In fact, the actual operation of drones in such an environment is so challenging that stable and reliable communication with the drone during the flight is crucial for obtaining a safe mission. The infrastructure of such communication must be designed to provide carrier-class availability, ensuring control and telemetry signals are available in real-time and that critical data can smoothly flow between the drone and the operation control centers. On top of that, automated airspace management systems must guarantee full coordination between different vehicles using the same air space. These systems are called UTM (Unmanned Traffic Management) systems.

The dynamic nature of the drone’s operation should be looked at with a ‘network’ planning perspective rather than a ‘link’ based perspective. All drones utilize RF (radio frequencies) to communicate with their respective ground stations and they will eventually also communicate with each other.

As frequency bands and channels are scarce and are also used by other platforms such as Wi-Fi systems, the major obstacles for reliable communication are interferences. The larger the number of drones in a given area, the more fragile each link becomes due to other system interferences, which poses a significant challenge for interoperability of multi-drones in a given environment.

Communication Challenges in a Multi-Drone Environment

If we take, for example, the delivery market, which is one of the most complex drone applications as it requires running multiple drones in parallel, by different service providers, we can list some of the related communication challenges.

  • Near-End Interference – Interferences generated by other drones launched from the same or nearby network operating centers.
  • Far-End Interferences – Interferences generated closer to the landing area, from Home Routers such as WIFI or other systems operating nearby such as agriculture drone systems.
  • In-Flight interferences – From other drones flying nearby, Radio Control (RC) recreational vehicles.
  • BVLOS operation – Flying in an urban area can generate signal loss and fading due to high-rise buildings and other obstacles.
  • Terrain Obstacles – Rural operation may introduce signal fading due to Fresnel zone blocking by a hilly terrain.
  • Interoperability with mobile networks – Utilizing dual combined communication can increase reliability but must include a smooth switchover mechanism when the public network is congested or out of reach.

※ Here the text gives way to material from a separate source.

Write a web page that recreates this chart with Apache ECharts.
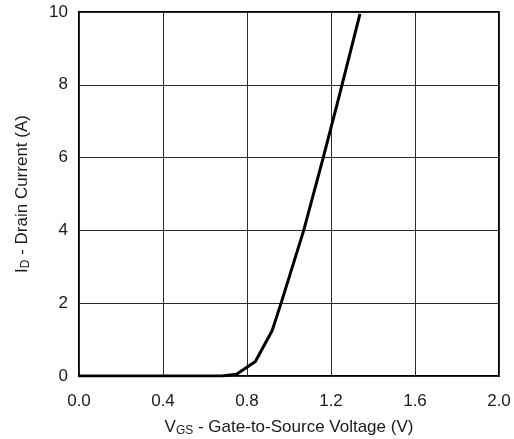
<!DOCTYPE html>
<html>
<head>
<meta charset="utf-8">
<script src="https://cdn.jsdelivr.net/npm/echarts@6/dist/echarts.min.js"></script>
<style>html,body{margin:0;padding:0;background:#fff;}#c{width:514px;height:439px;}</style>
</head>
<body>
<div id="c"></div>
<script>
// V_GS (V)
const vgs = [0.0, 0.30, 0.68, 0.75, 0.84, 0.92, 0.965, 1.07, 1.163, 1.235, 1.338];
// I_D (A)
const id  = [0.0, 0.0, 0.0, 0.05, 0.40, 1.25, 2.05, 4.0, 6.0, 7.6, 9.95];
const xTicks = ['0.0','0.4','0.8','1.2','1.6','2.0'];
const yTicks = ['0','2','4','6','8','10'];

const chart = echarts.init(document.getElementById('c'), null, {renderer:'canvas'});
const font = 'Liberation Sans, Arial, Helvetica, sans-serif';
chart.setOption({
  animation: false,
  backgroundColor: '#fff',
  grid: {left: 79, right: 15, top: 12, bottom: 63, show: true, borderColor: '#000', borderWidth: 2,
    backgroundColor: 'transparent', containLabel: false, outerBoundsMode: 'none'},
  xAxis: {
    type: 'value', min: 0, max: 2.0, interval: 0.4,
    axisLine: {show: false}, axisTick: {show: false},
    splitLine: {show: true, lineStyle: {color: '#2a2a2a', width: 1}},
    axisLabel: {margin: 17, fontSize: 17, color: '#1a1a1a', fontFamily: font,
      formatter: v => xTicks[Math.round(v / 0.4)]},
    name: '{m|V}{s|GS}{m| - Gate-to-Source Voltage (V)}',
    nameLocation: 'middle', nameGap: 42,
    nameTextStyle: {fontFamily: font, color: '#1a1a1a',
      rich: {m: {fontSize: 17, fontFamily: font, color: '#1a1a1a'},
             s: {fontSize: 12, fontFamily: font, color: '#1a1a1a', padding: [7, 0, 0, 0]}}}
  },
  yAxis: {
    type: 'value', min: 0, max: 10, interval: 2,
    axisLine: {show: false}, axisTick: {show: false},
    splitLine: {show: true, lineStyle: {color: '#2a2a2a', width: 1}},
    axisLabel: {margin: 11, fontSize: 17, color: '#1a1a1a', fontFamily: font,
      formatter: v => yTicks[Math.round(v / 2)]},
    name: '{m|I}{s|D}{m| - Drain Current (A)}',
    nameLocation: 'middle', nameGap: 47, nameRotate: 90,
    nameTextStyle: {fontFamily: font, color: '#1a1a1a',
      rich: {m: {fontSize: 17, fontFamily: font, color: '#1a1a1a'},
             s: {fontSize: 12, fontFamily: font, color: '#1a1a1a', padding: [7, 0, 0, 0]}}}
  },
  series: [{
    type: 'line', data: vgs.map((v, i) => [v, id[i]]),
    showSymbol: false, smooth: false,
    lineStyle: {color: '#000', width: 3}
  }]
});
</script>
</body>
</html>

Each challenge can be discussed in more details and requires a different solution. However, the overall requirements from a drone communication system operating in a crowded sky must include dynamic configuration, fast response to changes and transparency to the user as eventually, the entire operation will be fully automated from takeoff to landing.

Solutions for Reliable Operation in a Multi-Drone Environment

There are different solutions for overcoming these and other challenges. Some relate to the core technology utilized by the communication systems themselves, such as features thatcan guarantee higher reliability due to diversity and redundancy. Others relate to switchover mechanisms between different technologies, utilizing the LTE/5G networks for long range urban operation for example. Minimizing interferences on one hand, and greater immunity to interferences by switching frequencies in-flight on the other hand, are also crucial for a secured safe operation.

By integrating and adopting such capabilities as a standard by the drone operator’s community, alongside with administrative and airspace usage coordination systems, we can overcome many of above challenges and guarantee a reliable and safe operation in a multi drone environment.